Winner, Judge's Award for Best Elementary School Teacher

Sequoia Temple: Winner, Judge's Award for Best Elementary School Teacher

Kindergarten Teacher, Maize Elementary School, Columbus City Schools

It became a common refrain in the testimonial questionnaires submitted about Sequoia Temple in Columbus Parent's Teachers of the Year competition: "If I had a kindergartner…," "If my child had attended Maize Elementary for kindergarten…," "If I could choose my child's teacher…." Is there any greater endorsement of a teacher than to say you would entrust your own child to her?

Temple, who is entering her 25th year of teaching with the 2013-14 school year, won the judges' award for Best Elementary School Teacher. The Cleveland-area native came to Columbus when she enrolled at The Ohio State University where she earned a bachelor's degree in Education and a master's degree in Reading and Children's Literature. She has been with Columbus City Schools her entire career and in the kindergarten classroom at Maize Elementary on the city's northeast side for most of that time.

"I love this age group," Temple said. "They're young and so enthusiastic."

They're also capable of more than most people expect, Temple said, and this belief is at the core of her student-led teaching philosophy.

Maize Elementary's principal Nicole Henry explained: "I see students working on lesson plans to share with the class…You will see kindergartners teaching their peers...Yes, kindergartners are taking ownership of a concept and presenting it to their peers!"

Temple said that leading a classroom filled with pint-sized teachers is not as hard as it sounds.

"Not if you show them," she said. "They really pay attention. You start with simple things like keeping track of the calendar, days of the week and then add more planning as the year goes on. By the end of the year, they're doing lesson plans for reading, phonics, blends. They really teach me things."

It's also the most rewarding aspect of teaching.

"When a student is able to share what they have learned with someone else," Temple said, "I know they have mastered that concept. I am amazed at the strategies, vocabulary and activities that students are able to use to teach or demonstrate concepts."

Temple's former colleague Seka Harris wrote in her testimonial, "It is phenomenal to see students move from being non-readers to being confident readers/teachers."

Plus, Harris added, "She follows this up by calling parents and holding them accountable for their child's success."

That line of communication is another key component of Temple's approach. And it's not about reporting the negatives. Tiffany Campbell related that Temple "was my youngest brother's kindergarten teacher years ago as well as my student teaching supervisor in college…She would call home just to give compliments about great things he was doing in her class…That was the only time my mom has ever received positive 'just because' feedback from an educator."

Accentuating the positive is critical, Temple said.
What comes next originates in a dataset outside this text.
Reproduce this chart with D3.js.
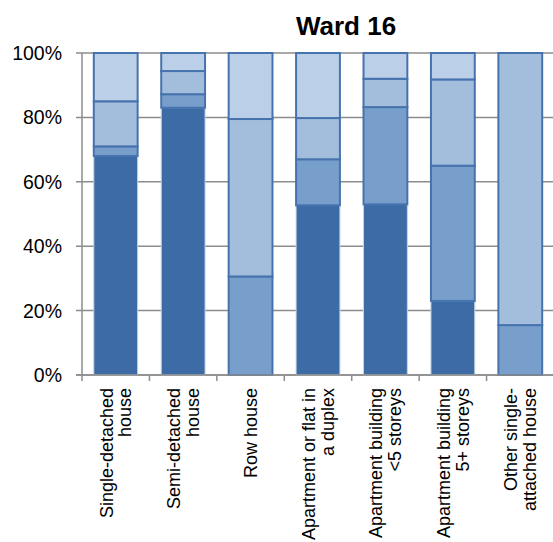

"Everybody has a gift," she said. "I think all parents want to hear about their child and what they're doing well."

Temple's dedication also is seen in the Christmas gifts she buys. She deflects the topic, but her colleague Paul Jackson was happy to dish.

"Every year, just before the winter break," he wrote, "she not only makes sure the students in her class that are needy get presents, but she also takes it upon herself with her money to buy gifts for their siblings and parents!"

So it came as no surprise, a few weeks after receiving her Teacher of the Year prizes, Temple had decided how to spend her $500 cash prize - and it wasn't on herself.

"We're going to buy a camera," she explained, reached one day after school had ended. She was in her classroom, doing year-end cleaning.

"We want to get a really good camera," Temple said and by "we" she meant she and her fellow Maize faculty members. "We're going to use it for better parent communications, to show them more of all the great things their children are doing."